I'm playing around with PostgreSQL's lateral
join, specifically to perform a join on a group by/limit.
The query works really well when I'm looking up individual records, but the performance very quickly degrades as we query multiple records. This makes sense given that we have multiple subqueries running individual gather, filter aggregate, sorts.the question is, what Postgres strategy should we look at or how do we refactor the below query in order to make it performant at scale?
We have three main tables with a junction table between two of them:
|Managers| >- |Stores| >- |Store_Products| -< Products
We have all of the historical managers for a given store record, and we have a whole catalogue of products for stores (products may be carried by multiple stores).
Goal:given a Store ID, query the most recent Manager and the most recent Product sold.
It's an inner join from Store to Manager and to Product. Manager & Product must be sorted by date desc and limited to 1 (at least I believe that is the way to get the most recent).
SELECT
store.id as store_id,
manager.id as manager_id,
*
FROM
Stores as store,
LATERAL (
SELECT
*
FROM
Products as product
INNER JOIN Stores_Products store_product on store_product.product_id = product.id
WHERE
store_product.store_id = store.id
ORDER BY
store.date desc
LIMIT 1
) p,
LATERAL (
SELECT
*
FROM
Managers as manager
WHERE
manager.store_id = store.id
ORDER BY
manager.date desc
LIMIT 1
) m
WHERE store.name = 'ABC retail'
This works perfectly when you query a single store. However, if you try to batch query (e.g. WHERE store.name in [...]
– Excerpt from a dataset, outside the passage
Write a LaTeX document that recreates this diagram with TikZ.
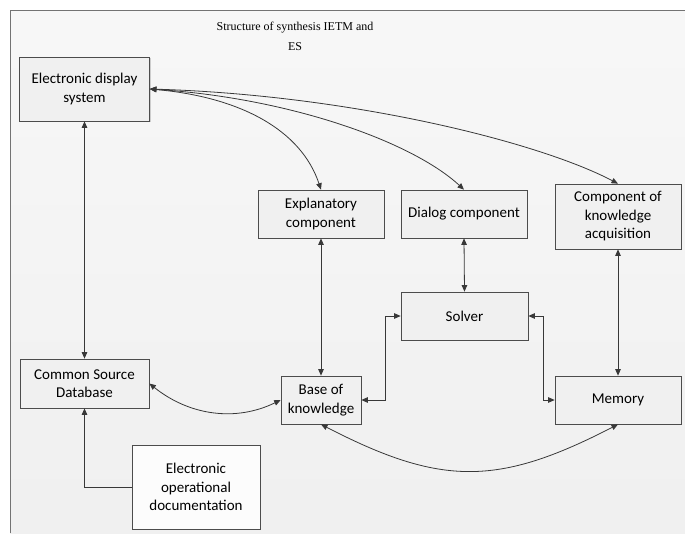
\documentclass[tikz,border=0pt]{standalone}
\usepackage{fontspec}
\setmainfont{Carlito}
\newfontfamily\titlefont{Liberation Serif}
\usetikzlibrary{arrows.meta,shadows}
\begin{document}
\begin{tikzpicture}[x=1pt,y=-1pt,
  box/.style={draw=black!70, line width=0.7pt, fill=black!6, align=center, inner sep=0pt,
    font=\fontsize{15}{18.5}\selectfont, text=black,
    drop shadow={shadow xshift=1.2pt, shadow yshift=-1.2pt, fill=black!30, opacity=0.6}},
  whitebox/.style={box, fill=black!1},
  link/.style={draw=black!78, line width=0.8pt, {Triangle[length=6.5pt,width=5.5pt]}-{Triangle[length=6.5pt,width=5.5pt]}},
  onelink/.style={draw=black!78, line width=0.8pt, -{Triangle[length=6.5pt,width=5.5pt]}},
  frameline/.style={draw=black!55, line width=0.8pt}
]
\useasboundingbox (0,0) rectangle (685,533);
\fill[white] (0,0) rectangle (685,533);
\fill[top color=black!3, bottom color=black!6] (10,10) rectangle (685,533);
\draw[frameline] (10,533) -- (10,10) -- (685,10);

\node[font=\titlefont\fontsize{12}{20}\selectfont, align=center, text=black] (title) at (295,36) {Structure of synthesis IETM and\\ES};

\node[box, minimum width=130pt, minimum height=64pt] (eds) at (84.5,89) {Electronic display\\system};
\node[box, minimum width=126pt, minimum height=48pt] (expl) at (321,214) {Explanatory\\component};
\node[box, minimum width=126pt, minimum height=48pt] (dialog) at (464,214) {Dialog component};
\node[box, minimum width=126pt, minimum height=65pt] (cka) at (618,216.5) {Component of\\knowledge\\acquisition};
\node[box, minimum width=127pt, minimum height=48pt] (solver) at (464.5,316) {Solver};
\node[box, minimum width=126pt, minimum height=48pt] (memory) at (618,400) {Memory};
\node[box, minimum width=129pt, minimum height=49pt] (csd) at (84.5,383.5) {Common Source\\Database};
\node[box, minimum width=80pt, minimum height=48pt] (bok) at (321,400) {Base of\\knowledge};
\node[whitebox, minimum width=128pt, minimum height=84pt] (eod) at (196,487) {Electronic\\operational\\documentation};

% curved links from the display system
\draw[link] (eds.east) .. controls +(90,8) and +(-20,-60) .. (expl.north);
\draw[link] (eds.east) .. controls +(140,9) and +(-52,-48) .. (dialog.north);
\draw[link] (eds.east) .. controls +(200,6) and +(-80,-42) .. (cka.north);

% vertical links
\draw[link] (eds.south) -- (csd.north);
\draw[link] (expl.south) -- (bok.north);
\draw[link] (dialog.south) -- (solver.north);
\draw[link] (cka.south) -- (memory.north);

% orthogonal links
\draw[link] (bok.east) -- ++(24,0) |- (solver.west);
\draw[link] (solver.east) -- ++(15,0) |- (memory.west);
\draw[onelink] (eod.west) -| (csd.south);

% curved lower links
\draw[link] (csd.east) .. controls +(40,32) and +(-45,22) .. (bok.west);
\draw[link] (bok.south) .. controls +(120,62) and +(-120,62) .. (memory.south);
\end{tikzpicture}
\end{document}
), the query gets very slow and memory consuming very quickly.
Is there a better way to query the data that would scale well?
Thank you!
Note: the example given with stores/products is simply a device to communicate the problem. The actual schema is different - so I'd ask not to not put too much thought into whether this is the best way to normalize the schema! Thank you 🙏 !
Perhaps window functions will work faster. In the code below product ordering attribute is left as ...
because in your snippet they seem to be ordered by store.date which looks wrong (it is the property of the store, not of the product and not of the product sold in the store).
SELECT * FROM
-- Let's rank managers within each store, giving rank=1 to the most recent
(
SELECT id,
store_id,
RANK() OVER (PARTITION BY store_id ORDER BY date DESC) AS mgr_rank
FROM Manager
) AS MgrRank
JOIN
-- Let's rank products within each store, giving rank=1 to the most recent
(
SELECT store_id,
Products.*
RANK() OVER (PARTITION BY store_id ORDER BY .... DESC) AS product_rank
FROM Stores_Products JOIN Products ON product_id = Products.id
) AS ProductRank
USING(store_id)
-- Now let's join stores themselves
JOIN Stores ON store_id = Stores.id
-- Select most recent manager and product
WHERE mgr_rank=1 AND product_rank=1 AND Stores.name='ABC retail'
Keep in mind that this particular query will not output stores without managers or products. You need to use outer joins to include them as well.